Director: Ben Wheatley
Starring: Tom Hiddleston, Jeremy Irons, Sienna Miller, Luke Evans, Elisabeth Moss
Certificate: 15
Running time: 119 mins
UK release date: 18 March 2016
Secure within the shell of the high-rise like passengers on board an automatically piloted airliner, they were free to behave in any way they wished, explore the darkest corners they could find.
So J.G. Ballard describes the context in which the residents of his fictional tower block find themselves early in his 1975 novel High-Rise, on which Ben Wheatley’s new film is based. The novel and the film proceed to shine a spotlight into these dark corners and explore what happens inside the high-rise when all social, moral and legal conventions are abandoned as the residents exploit their pseudo-freedom – cue ‘mania, narcissism and power failure’, which find explicit, carnal expression. If that sounds like something of an adult version of Lord of the Flies, that would not be entirely inaccurate, but Ballard’s novel is more subtle and probing than that description might suggest.
Tom Hiddleston is Dr Robert Laing, the newest resident of the now fully occupied block. In the novel, he is a recent divorcee who moves into the block in which his sister also resides, a few floors below. In the film, however, there is no mention of a divorce but there are references to a deceased sister, and even a question about whether Laing was responsible for her death. That change is fairly inconsequential to the plot, but it is a convenient shortcut to thickening the cloud of suspicion around the doctor, which would otherwise be fairly thin. On screen, with the exception of the occasional accusatory aside from his neighbours, he comes across as a little too much of a follower, as someone who gets caught up in and goes along with the escalating chaos. The novel makes it clearer that Laing is rarely alarmed by the proceedings and that he is well able to rationalise the circumstances in which he finds himself, which gives him an eerie quality; the film has to rely on voiceover (Laing talking about himself in the third person) in order to convey this.
This is an example of the film’s failure to get to grips with the novel’s intensity, which is drawn from holding the extreme behaviour of the residents in dialectic with the cold rationality that underpins it. When our senses are stylishly overloaded, as they are here, we too readily associate such excess with heated fervour of one kind or another, and so the power of Ballard’s original story is diminished. As a result, the film loses momentum long before the story concludes.
But if the film doesn’t quite grasp the motivations of its characters, it does do justice to the means and even the ends of their behaviour. It captures well the oscillation between decadence and brutality in the lives of all of the high-rise’s residents (and the points at which these converge); and the fact that, as Ballard puts it:
The ultimate goal of the high-rise [was] a realm where their most deviant impulses were free at last to exercise themselves in any way they wished. At this point physical violence would cease at last.

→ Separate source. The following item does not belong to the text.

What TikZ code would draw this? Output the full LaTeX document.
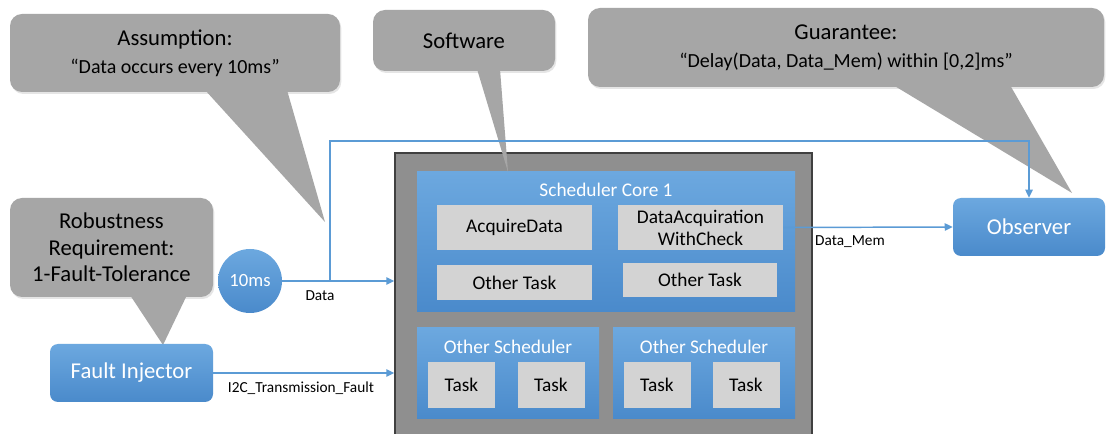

The name of the game then is a removal of all order, not the overthrowing of the established one which is personified in the figure of Anthony Royal (Jeremy Irons), the architect of the building who lives on its top floor. Royal conceived of the building as the locus of a new social order, which towards the end of the novel is likened to a ‘high-rise aviary’ which Royal dominates, an analogy which is interestingly prefigured earlier:
Royal liked to think that [the gulls’] real motives for taking over the roof were close to his own and that they had flown here from some archaic landscape, responding to the same image of the sacred violence to come.
The reference to ‘sacred violence’ is a signpost towards a Girardian reading of the story, but I would argue that it is not a straightforward one. This is not a case of the residents of the high-rise excluding and sacrificing one (well, several) of their own in order to restore peace; it is almost as if this isolated community has recognised the falsity of scapegoating as a way of securing a society. But rather than pursuing another way to unity, it chooses to embrace simultaneously the consequences that follow from both accepting and rejecting this misunderstanding: a perpetuation of violence and a society in disarray.
The descent into mayhem that we witness has several all-too-familiar dimensions – the lower residents’ desire to enjoy the luxury afforded to their elevated neighbours, the unequal distribution of resources and energy, the rights of the individual challenging the good of the community – and so the piece should absolutely be read as a warning. Not a warning of the fallacy of exclusionary violence, but of the results of the same unquestioning pursuit of technological advances against which Pope Francis cautions us in Laudato si’ (§106-114). ‘In many ways, the high-rise was a model of all that technology had done to make possible the expression of a truly “free” psychopathology.’ If the resolution of the story represents the climax of technologically-powered freedom, then we all ought to be wary of pursuing the high life.